• SET PROBLEM:
Restate the data exactly as given and keep the pictures out.

□ □ □

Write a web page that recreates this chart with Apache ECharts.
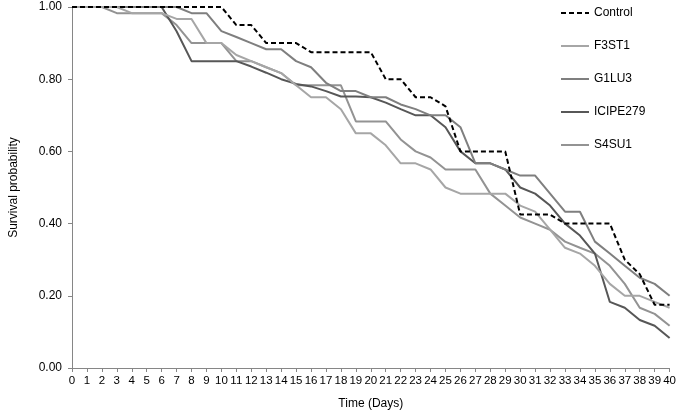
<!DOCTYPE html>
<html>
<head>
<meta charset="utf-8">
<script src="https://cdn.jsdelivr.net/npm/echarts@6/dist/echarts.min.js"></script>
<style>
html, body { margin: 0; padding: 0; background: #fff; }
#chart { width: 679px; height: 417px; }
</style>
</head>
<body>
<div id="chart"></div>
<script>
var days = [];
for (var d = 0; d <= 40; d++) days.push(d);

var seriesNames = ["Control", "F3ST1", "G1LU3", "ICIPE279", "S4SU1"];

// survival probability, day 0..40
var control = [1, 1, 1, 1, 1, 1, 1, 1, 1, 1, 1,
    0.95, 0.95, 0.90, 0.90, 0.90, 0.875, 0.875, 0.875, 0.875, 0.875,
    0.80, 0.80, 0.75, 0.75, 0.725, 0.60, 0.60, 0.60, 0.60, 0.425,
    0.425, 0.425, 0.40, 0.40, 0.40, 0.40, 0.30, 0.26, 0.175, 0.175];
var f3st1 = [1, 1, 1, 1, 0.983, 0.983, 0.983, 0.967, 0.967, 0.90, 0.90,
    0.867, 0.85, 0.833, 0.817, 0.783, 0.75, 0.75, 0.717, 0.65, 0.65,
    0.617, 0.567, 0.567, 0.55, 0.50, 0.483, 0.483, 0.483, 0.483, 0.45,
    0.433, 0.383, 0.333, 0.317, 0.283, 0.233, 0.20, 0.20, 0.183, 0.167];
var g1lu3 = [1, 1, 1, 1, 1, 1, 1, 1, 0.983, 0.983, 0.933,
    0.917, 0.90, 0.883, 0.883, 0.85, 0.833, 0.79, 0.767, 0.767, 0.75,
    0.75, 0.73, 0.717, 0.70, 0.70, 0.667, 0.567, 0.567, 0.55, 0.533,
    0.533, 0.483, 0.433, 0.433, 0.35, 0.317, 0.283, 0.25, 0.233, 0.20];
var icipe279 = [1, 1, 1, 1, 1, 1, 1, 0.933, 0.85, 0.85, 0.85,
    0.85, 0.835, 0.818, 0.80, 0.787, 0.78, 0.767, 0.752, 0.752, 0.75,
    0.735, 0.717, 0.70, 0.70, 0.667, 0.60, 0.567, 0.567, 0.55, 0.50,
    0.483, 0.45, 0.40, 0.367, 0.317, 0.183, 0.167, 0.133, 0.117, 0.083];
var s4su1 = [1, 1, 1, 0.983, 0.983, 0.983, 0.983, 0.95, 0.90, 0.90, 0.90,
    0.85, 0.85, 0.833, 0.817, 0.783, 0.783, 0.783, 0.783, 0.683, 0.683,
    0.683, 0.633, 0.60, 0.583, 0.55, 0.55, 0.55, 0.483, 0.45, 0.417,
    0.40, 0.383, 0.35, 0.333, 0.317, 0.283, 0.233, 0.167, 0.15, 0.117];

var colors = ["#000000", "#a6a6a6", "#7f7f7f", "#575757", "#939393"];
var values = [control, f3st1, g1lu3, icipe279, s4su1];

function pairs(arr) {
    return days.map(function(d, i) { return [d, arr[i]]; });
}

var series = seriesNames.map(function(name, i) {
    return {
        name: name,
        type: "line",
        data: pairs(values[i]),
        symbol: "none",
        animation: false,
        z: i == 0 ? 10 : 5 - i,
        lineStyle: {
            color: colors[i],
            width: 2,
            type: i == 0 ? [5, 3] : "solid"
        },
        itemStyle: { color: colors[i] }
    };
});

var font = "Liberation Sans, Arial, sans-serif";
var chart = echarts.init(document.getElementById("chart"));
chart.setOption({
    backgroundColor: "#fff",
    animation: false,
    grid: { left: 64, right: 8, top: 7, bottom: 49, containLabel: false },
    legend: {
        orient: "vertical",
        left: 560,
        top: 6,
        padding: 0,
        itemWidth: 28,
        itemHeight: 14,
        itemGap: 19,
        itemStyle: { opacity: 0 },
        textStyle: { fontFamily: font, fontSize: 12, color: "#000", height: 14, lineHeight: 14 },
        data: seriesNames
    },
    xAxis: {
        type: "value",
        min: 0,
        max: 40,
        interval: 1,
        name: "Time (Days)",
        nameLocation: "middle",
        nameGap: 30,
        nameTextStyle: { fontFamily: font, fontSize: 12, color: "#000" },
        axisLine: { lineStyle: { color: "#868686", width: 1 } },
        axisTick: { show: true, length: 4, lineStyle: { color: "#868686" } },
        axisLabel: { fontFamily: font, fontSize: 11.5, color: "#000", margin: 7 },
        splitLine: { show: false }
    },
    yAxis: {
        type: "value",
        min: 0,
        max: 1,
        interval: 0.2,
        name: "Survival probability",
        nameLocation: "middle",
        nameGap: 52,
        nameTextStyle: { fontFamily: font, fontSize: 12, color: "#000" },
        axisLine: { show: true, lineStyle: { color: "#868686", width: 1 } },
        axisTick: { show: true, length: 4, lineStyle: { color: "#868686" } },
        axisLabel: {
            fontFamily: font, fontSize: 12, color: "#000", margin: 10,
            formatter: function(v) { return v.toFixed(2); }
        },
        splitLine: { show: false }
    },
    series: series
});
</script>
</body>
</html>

□ □ □

• EXERCISE RESULT:
Write a web page that recreates this chart with Apache ECharts.
<!DOCTYPE html>
<html>
<head>
<meta charset="utf-8">
<script src="https://cdn.jsdelivr.net/npm/echarts@6/dist/echarts.min.js"></script>
<style>
html, body { margin: 0; padding: 0; background: #fff; }
#chart { width: 679px; height: 417px; }
</style>
</head>
<body>
<div id="chart"></div>
<script>
var days = [];
for (var d = 0; d <= 40; d++) days.push(d);

var seriesNames = ["Control", "F3ST1", "G1LU3", "ICIPE279", "S4SU1"];

// survival probability, day 0..40
var control = [1, 1, 1, 1, 1, 1, 1, 1, 1, 1, 1,
    0.95, 0.95, 0.90, 0.90, 0.90, 0.875, 0.875, 0.875, 0.875, 0.875,
    0.80, 0.80, 0.75, 0.75, 0.725, 0.60, 0.60, 0.60, 0.60, 0.425,
    0.425, 0.425, 0.40, 0.40, 0.40, 0.40, 0.30, 0.26, 0.175, 0.175];
var f3st1 = [1, 1, 1, 1, 0.983, 0.983, 0.983, 0.967, 0.967, 0.90, 0.90,
    0.867, 0.85, 0.833, 0.817, 0.783, 0.75, 0.75, 0.717, 0.65, 0.65,
    0.617, 0.567, 0.567, 0.55, 0.50, 0.483, 0.483, 0.483, 0.483, 0.45,
    0.433, 0.383, 0.333, 0.317, 0.283, 0.233, 0.20, 0.20, 0.183, 0.167];
var g1lu3 = [1, 1, 1, 1, 1, 1, 1, 1, 0.983, 0.983, 0.933,
    0.917, 0.90, 0.883, 0.883, 0.85, 0.833, 0.79, 0.767, 0.767, 0.75,
    0.75, 0.73, 0.717, 0.70, 0.70, 0.667, 0.567, 0.567, 0.55, 0.533,
    0.533, 0.483, 0.433, 0.433, 0.35, 0.317, 0.283, 0.25, 0.233, 0.20];
var icipe279 = [1, 1, 1, 1, 1, 1, 1, 0.933, 0.85, 0.85, 0.85,
    0.85, 0.835, 0.818, 0.80, 0.787, 0.78, 0.767, 0.752, 0.752, 0.75,
    0.735, 0.717, 0.70, 0.70, 0.667, 0.60, 0.567, 0.567, 0.55, 0.50,
    0.483, 0.45, 0.40, 0.367, 0.317, 0.183, 0.167, 0.133, 0.117, 0.083];
var s4su1 = [1, 1, 1, 0.983, 0.983, 0.983, 0.983, 0.95, 0.90, 0.90, 0.90,
    0.85, 0.85, 0.833, 0.817, 0.783, 0.783, 0.783, 0.783, 0.683, 0.683,
    0.683, 0.633, 0.60, 0.583, 0.55, 0.55, 0.55, 0.483, 0.45, 0.417,
    0.40, 0.383, 0.35, 0.333, 0.317, 0.283, 0.233, 0.167, 0.15, 0.117];

var colors = ["#000000", "#a6a6a6", "#7f7f7f", "#575757", "#939393"];
var values = [control, f3st1, g1lu3, icipe279, s4su1];

function pairs(arr) {
    return days.map(function(d, i) { return [d, arr[i]]; });
}

var series = seriesNames.map(function(name, i) {
    return {
        name: name,
        type: "line",
        data: pairs(values[i]),
        symbol: "none",
        animation: false,
        z: i == 0 ? 10 : 5 - i,
        lineStyle: {
            color: colors[i],
            width: 2,
            type: i == 0 ? [5, 3] : "solid"
        },
        itemStyle: { color: colors[i] }
    };
});

var font = "Liberation Sans, Arial, sans-serif";
var chart = echarts.init(document.getElementById("chart"));
chart.setOption({
    backgroundColor: "#fff",
    animation: false,
    grid: { left: 64, right: 8, top: 7, bottom: 49, containLabel: false },
    legend: {
        orient: "vertical",
        left: 560,
        top: 6,
        padding: 0,
        itemWidth: 28,
        itemHeight: 14,
        itemGap: 19,
        itemStyle: { opacity: 0 },
        textStyle: { fontFamily: font, fontSize: 12, color: "#000", height: 14, lineHeight: 14 },
        data: seriesNames
    },
    xAxis: {
        type: "value",
        min: 0,
        max: 40,
        interval: 1,
        name: "Time (Days)",
        nameLocation: "middle",
        nameGap: 30,
        nameTextStyle: { fontFamily: font, fontSize: 12, color: "#000" },
        axisLine: { lineStyle: { color: "#868686", width: 1 } },
        axisTick: { show: true, length: 4, lineStyle: { color: "#868686" } },
        axisLabel: { fontFamily: font, fontSize: 11.5, color: "#000", margin: 7 },
        splitLine: { show: false }
    },
    yAxis: {
        type: "value",
        min: 0,
        max: 1,
        interval: 0.2,
        name: "Survival probability",
        nameLocation: "middle",
        nameGap: 52,
        nameTextStyle: { fontFamily: font, fontSize: 12, color: "#000" },
        axisLine: { show: true, lineStyle: { color: "#868686", width: 1 } },
        axisTick: { show: true, length: 4, lineStyle: { color: "#868686" } },
        axisLabel: {
            fontFamily: font, fontSize: 12, color: "#000", margin: 10,
            formatter: function(v) { return v.toFixed(2); }
        },
        splitLine: { show: false }
    },
    series: series
});
</script>
</body>
</html>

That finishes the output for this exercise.